Exercise prompt:
Repeat, exactly and in full, the lines of the listing below, but without any pictures.

[BEGIN Supplied information]

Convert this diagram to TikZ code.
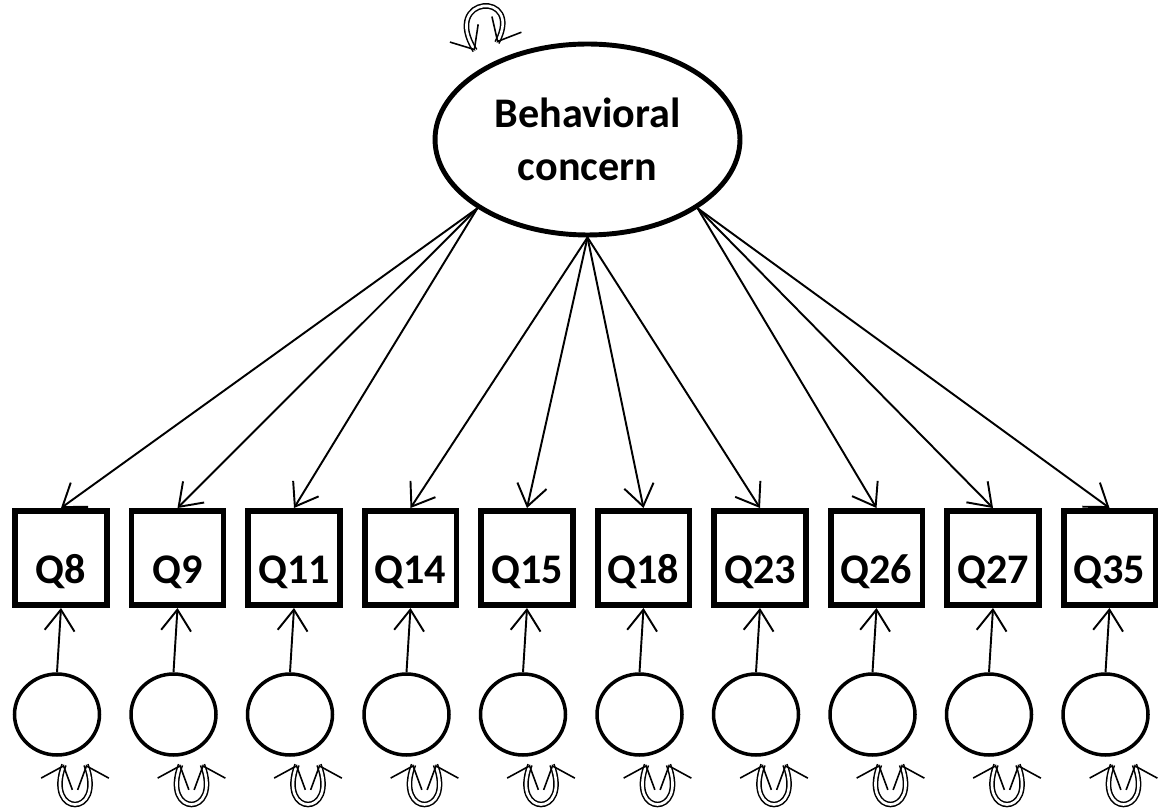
\documentclass[tikz,border=0pt]{standalone}
\usepackage{fontspec}
\setmainfont{Carlito}
\usetikzlibrary{arrows.meta,shapes.geometric,decorations.markings}

\begin{document}
\begin{tikzpicture}[x=0.02cm, y=-0.02cm,
        item/.style={draw, line width=3.4pt, minimum width=1.84cm, minimum height=1.88cm,
            inner sep=0pt, text height=29pt, text depth=0pt,
            font=\bfseries\fontsize{24}{28}\selectfont},
        latent/.style={draw, ellipse, line width=2.8pt, minimum width=6.1cm,
            minimum height=3.82cm, inner sep=0pt, align=center,
            font=\bfseries\fontsize{24}{30}\selectfont},
        err/.style={draw, ellipse, line width=2pt, minimum width=1.7cm, minimum height=1.62cm},
        loading/.style={line width=1.1pt, -{Straight Barb[length=12pt, width=17pt]}},
        varhead/.tip={Straight Barb[length=11pt, width=19pt, line width=0.9pt]},
        selfvar/.style={double, line width=0.85pt, double distance=1.5pt,
            postaction={decorate, decoration={markings,
                mark=at position 0 with {\arrowreversed{varhead}},
                mark=at position 0.999 with {\arrow{varhead}}}}}]
    \useasboundingbox (0, 0) rectangle (1165, 810);

    \node[latent] (bc) at (587.5, 139.5) {
        Behavioral\\concern
    };

    \node[item] (q8) at (61, 558) {Q8};
    \node[item] (q9) at (177.5, 558) {Q9};
    \node[item] (q11) at (294, 558) {Q11};
    \node[item] (q14) at (410.5, 558) {Q14};
    \node[item] (q15) at (527, 558) {Q15};
    \node[item] (q18) at (643.5, 558) {Q18};
    \node[item] (q23) at (760, 558) {Q23};
    \node[item] (q26) at (876.5, 558) {Q26};
    \node[item] (q27) at (993, 558) {Q27};
    \node[item] (q35) at (1109.5, 558) {Q35};

    \node[err] (e8) at (57, 714.5) {};
    \node[err] (e9) at (173.5, 714.5) {};
    \node[err] (e11) at (290, 714.5) {};
    \node[err] (e14) at (406.5, 714.5) {};
    \node[err] (e15) at (523, 714.5) {};
    \node[err] (e18) at (639.5, 714.5) {};
    \node[err] (e23) at (756, 714.5) {};
    \node[err] (e26) at (872.5, 714.5) {};
    \node[err] (e27) at (989, 714.5) {};
    \node[err] (e35) at (1105.5, 714.5) {};

    % loadings
    \foreach \q in {8, 9, 11} {
        \draw[loading] (bc.212) -- (q\q.north);
    }
    \foreach \q in {14, 15, 18, 23} {
        \draw[loading] (bc.south) -- (q\q.north);
    }
    \foreach \q in {26, 27, 35} {
        \draw[loading] (bc.328) -- (q\q.north);
    }

    % errors and variances
    \foreach \q in {8, 9, 11, 14, 15, 18, 23, 26, 27, 35} {
        \draw[loading] (e\q.north) -- (q\q.south);
        \draw[selfvar] ([shift={(7, 8)}]e\q.south) .. controls +(-20, 53) and +(20, 53) .. ([shift={(29, 8)}]e\q.south);
    }
    \draw[selfvar] ([shift={(-112.5, 9)}]bc.north) .. controls (440, -5) and (525, -10) .. ([shift={(-90.5, 1)}]bc.north);
\end{tikzpicture}
\end{document}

[END Supplied information]

Correct output:
Convert this diagram to TikZ code.
\documentclass[tikz,border=0pt]{standalone}
\usepackage{fontspec}
\setmainfont{Carlito}
\usetikzlibrary{arrows.meta,shapes.geometric,decorations.markings}

\begin{document}
\begin{tikzpicture}[x=0.02cm, y=-0.02cm,
        item/.style={draw, line width=3.4pt, minimum width=1.84cm, minimum height=1.88cm,
            inner sep=0pt, text height=29pt, text depth=0pt,
            font=\bfseries\fontsize{24}{28}\selectfont},
        latent/.style={draw, ellipse, line width=2.8pt, minimum width=6.1cm,
            minimum height=3.82cm, inner sep=0pt, align=center,
            font=\bfseries\fontsize{24}{30}\selectfont},
        err/.style={draw, ellipse, line width=2pt, minimum width=1.7cm, minimum height=1.62cm},
        loading/.style={line width=1.1pt, -{Straight Barb[length=12pt, width=17pt]}},
        varhead/.tip={Straight Barb[length=11pt, width=19pt, line width=0.9pt]},
        selfvar/.style={double, line width=0.85pt, double distance=1.5pt,
            postaction={decorate, decoration={markings,
                mark=at position 0 with {\arrowreversed{varhead}},
                mark=at position 0.999 with {\arrow{varhead}}}}}]
    \useasboundingbox (0, 0) rectangle (1165, 810);

    \node[latent] (bc) at (587.5, 139.5) {
        Behavioral\\concern
    };

    \node[item] (q8) at (61, 558) {Q8};
    \node[item] (q9) at (177.5, 558) {Q9};
    \node[item] (q11) at (294, 558) {Q11};
    \node[item] (q14) at (410.5, 558) {Q14};
    \node[item] (q15) at (527, 558) {Q15};
    \node[item] (q18) at (643.5, 558) {Q18};
    \node[item] (q23) at (760, 558) {Q23};
    \node[item] (q26) at (876.5, 558) {Q26};
    \node[item] (q27) at (993, 558) {Q27};
    \node[item] (q35) at (1109.5, 558) {Q35};

    \node[err] (e8) at (57, 714.5) {};
    \node[err] (e9) at (173.5, 714.5) {};
    \node[err] (e11) at (290, 714.5) {};
    \node[err] (e14) at (406.5, 714.5) {};
    \node[err] (e15) at (523, 714.5) {};
    \node[err] (e18) at (639.5, 714.5) {};
    \node[err] (e23) at (756, 714.5) {};
    \node[err] (e26) at (872.5, 714.5) {};
    \node[err] (e27) at (989, 714.5) {};
    \node[err] (e35) at (1105.5, 714.5) {};

    % loadings
    \foreach \q in {8, 9, 11} {
        \draw[loading] (bc.212) -- (q\q.north);
    }
    \foreach \q in {14, 15, 18, 23} {
        \draw[loading] (bc.south) -- (q\q.north);
    }
    \foreach \q in {26, 27, 35} {
        \draw[loading] (bc.328) -- (q\q.north);
    }

    % errors and variances
    \foreach \q in {8, 9, 11, 14, 15, 18, 23, 26, 27, 35} {
        \draw[loading] (e\q.north) -- (q\q.south);
        \draw[selfvar] ([shift={(7, 8)}]e\q.south) .. controls +(-20, 53) and +(20, 53) .. ([shift={(29, 8)}]e\q.south);
    }
    \draw[selfvar] ([shift={(-112.5, 9)}]bc.north) .. controls (440, -5) and (525, -10) .. ([shift={(-90.5, 1)}]bc.north);
\end{tikzpicture}
\end{document}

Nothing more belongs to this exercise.